Dans le bloc opératoire, ce dernier est penché sur une poitrine orange d’iso-Betadine. Sous les tissus vert d’eau, sur la table d’opération, il y a Léa (prénom d’emprunt), 20 ans, qui subit une mastopexie pour remonter et réduire ses seins, mais de moins de 400 grammes. La pièce est envahie d’une odeur de cochon grillé, faute au bistouri électrique qui cautérise la chair que découpe Jacques Duchateau. L’infirmière pèse soigneusement les morceaux de tissu mammaire, dont une partie sera envoyée à l’anatomopathologie, « anapath » dans le jargon, l’endroit où sont analysés ces résidus pour y repérer d’éventuelles anomalies.

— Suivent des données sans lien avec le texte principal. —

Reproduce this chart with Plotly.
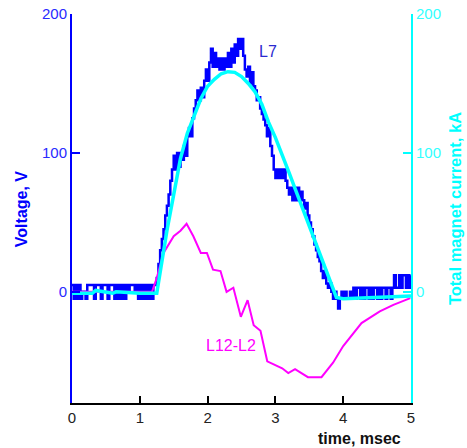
import plotly.graph_objects as go

# ---- data ----
# L7 voltage (V), sampled every 0.025 ms from t = 0 to 5 ms
blue_dt = 0.025
blue_v = [
    5, -5, 5, -5, 5, -5, 0, 0, -5, 5, 5, 5, 5, -5, 5, 5, 5, -5, 5, 5,
    5, -5, 5, 5, 5, -5, 5, -5, 5, -5, 5, -5, 5, 0, 5, 5, 5, 0, 5, -5,
    5, -5, 5, -5, 5, -5, 5, -5, 5, 5, 10, 20, 30, 38, 45, 55, 62, 70, 80, 88,
    98, 88, 100, 90, 100, 95, 105, 98, 112, 118, 112, 125, 132, 138, 145, 138, 147, 140, 152, 160,
    152, 165, 175, 162, 172, 162, 168, 160, 168, 160, 168, 162, 172, 162, 175, 165, 178, 170, 182, 175,
    182, 170, 160, 155, 162, 150, 158, 148, 145, 138, 140, 132, 128, 124, 120, 112, 118, 105, 98, 88,
    82, 88, 82, 88, 82, 88, 80, 75, 70, 75, 66, 75, 66, 75, 66, 72, 66, 60, 64, 55,
    50, 45, 40, 34, 30, 25, 22, 15, 10, 15, 6, 3, 6, 0, -5, 0, -5, -12, -5, 0,
    -5, 0, -5, -5, 0, -5, 3, -5, 3, 3, -5, 3, -5, 3, 3, -5, 3, -5, 3, 3,
    -5, 3, -5, 3, 3, -5, 3, 3, -5, 3, 12, 3, 3, 12, 3, 12, 12, 3, 12, 3,
    12,
]
blue_t = [round(i * blue_dt, 3) for i in range(len(blue_v))]

# Total magnet current (kA)
cyan_t = [0, 0.3, 0.35, 0.6, 0.65, 1.0, 1.25, 1.4, 1.5, 1.6, 1.7, 1.8, 1.9, 2.0,
          2.1, 2.2, 2.3, 2.4, 2.5, 2.6, 2.7, 2.8, 2.9, 3.0, 3.1, 3.2, 3.3, 3.4,
          3.5, 3.6, 3.7, 3.8, 3.9, 4.0, 4.5, 5.0]
cyan_v = [-1, -1, 1, -1, 0, -1, -1, 44, 70, 96, 114, 127, 139, 148,
          153, 157, 158.5, 158, 155, 150, 144, 135, 122, 111, 99, 86, 73, 60,
          47, 35, 22, 9, -4, -5, -4, -3]

# L12-L2 voltage (V)
mag_t = [0, 1.18, 1.25, 1.35, 1.5, 1.6, 1.69, 1.79, 1.9, 1.99, 2.08, 2.19, 2.28,
         2.38, 2.49, 2.59, 2.68, 2.78, 2.88, 3.1, 3.19, 3.29, 3.48, 3.68, 3.85,
         4.0, 4.27, 4.54, 4.74, 4.99]
mag_v = [0, 0, 10, 28, 40, 44, 49, 40, 28, 28, 16, 15, 0,
         3, -18, -6, -24, -28, -50, -55, -58.5, -55.6, -61.4, -61.4, -51,
         -39, -22.5, -14, -9.4, -4.5]

x_ticks = [0, 1, 2, 3, 4, 5]
y_ticks = [0, 100, 200]

FONT = "Liberation Sans, Arial, sans-serif"
BLUE = "#0000ff"
CYAN = "#00ffff"
MAG = "#ff00ff"

fig = go.Figure()
fig.add_trace(go.Scatter(x=blue_t, y=blue_v, mode="lines",
                         line=dict(color=BLUE, width=2.5, shape="hv"),
                         showlegend=False, hoverinfo="skip"))
fig.add_trace(go.Scatter(x=mag_t, y=mag_v, mode="lines",
                         line=dict(color=MAG, width=2),
                         showlegend=False, hoverinfo="skip"))
fig.add_trace(go.Scatter(x=cyan_t, y=cyan_v, mode="lines", yaxis="y2",
                         line=dict(color=CYAN, width=3.5),
                         showlegend=False, hoverinfo="skip"))

fig.update_layout(
    width=467, height=448,
    margin=dict(l=72, r=56, t=14, b=45, autoexpand=False),
    paper_bgcolor="white", plot_bgcolor="white",
    font=dict(family=FONT, size=15),
    xaxis=dict(range=[0, 5], tickvals=x_ticks, showgrid=False, zeroline=False,
               automargin=False,
               showline=True, linecolor="black", linewidth=2,
               ticks="inside", ticklen=7, tickwidth=2, tickcolor="black",
               tickfont=dict(color="#222222", size=15)),
    yaxis=dict(range=[-80, 200], tickvals=y_ticks, showgrid=False, zeroline=False,
               automargin=False,
               showline=True, linecolor=BLUE, linewidth=2,
               ticks="inside", ticklen=8, tickwidth=2, tickcolor=BLUE,
               tickfont=dict(color="#2a2aff", size=15)),
    yaxis2=dict(range=[-80, 200], tickvals=y_ticks, overlaying="y", side="right",
                showgrid=False, zeroline=False, automargin=False,
                showline=True, linecolor=CYAN, linewidth=2,
                ticks="inside", ticklen=8, tickwidth=2, tickcolor=CYAN,
                tickfont=dict(color="#33ffff", size=15)),
    annotations=[
        dict(text="<b>time, msec</b>", xref="paper", yref="paper",
             x=0.976, y=-0.0925, xanchor="right", yanchor="middle",
             showarrow=False, font=dict(size=16, color="#111111")),
        dict(text="<b>Voltage, V</b>", xref="paper", yref="paper",
             x=-0.150, y=0.4987, xanchor="center", yanchor="middle",
             textangle=-90, showarrow=False, font=dict(size=16, color=BLUE)),
        dict(text="<b>Total magnet current, kA</b>", xref="paper", yref="paper",
             x=1.13, y=0.4987, xanchor="center", yanchor="middle",
             textangle=-90, showarrow=False, font=dict(size=16.5, color=CYAN)),
        dict(text="L7", x=2.89, y=172.7, xref="x", yref="y", xanchor="center",
             yanchor="middle", showarrow=False, font=dict(size=16, color="#2a2ad0")),
        dict(text="L12-L2", x=2.345, y=-38.8, xref="x", yref="y", xanchor="center",
             yanchor="middle", showarrow=False, font=dict(size=16, color=MAG)),
    ],
)

fig.write_html("out.html")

L’intervention dure moins de deux heures. Les seins sont à vif, puis découpés, resserrés, recousus. Même suturés, ils paraissent impeccables, deux demi-pommes toutes neuves. Parce que le visage de la patiente est caché, ce changement de poitrine la transfigure, la rend méconnaissable. La philosophe et chercheuse Camille Froidevaux-Metterie dédie l’ultime chapitre de son livre Seins, en quête d’une libération à cette idée des seins comme des visages, « l’incarnation de nos existences » féminines.
La réduction mammaire implique ainsi de se redécouvrir. Après l’opération, il y a la convalescence, « un mois où tu ne dors pas parce que tu dois rester sur le dos », se souvient Sarah. Les douleurs au réveil, les drains et les pansements enlevés. Puis cette nouvelle identité. « Le jour de l’opération, je me revois aller devant le miroir et les voir. Je les ai regardés pendant mille ans. Parce que c’était petit mais bien. C’était parfait. » Sarah n’était plus la fille à gros seins.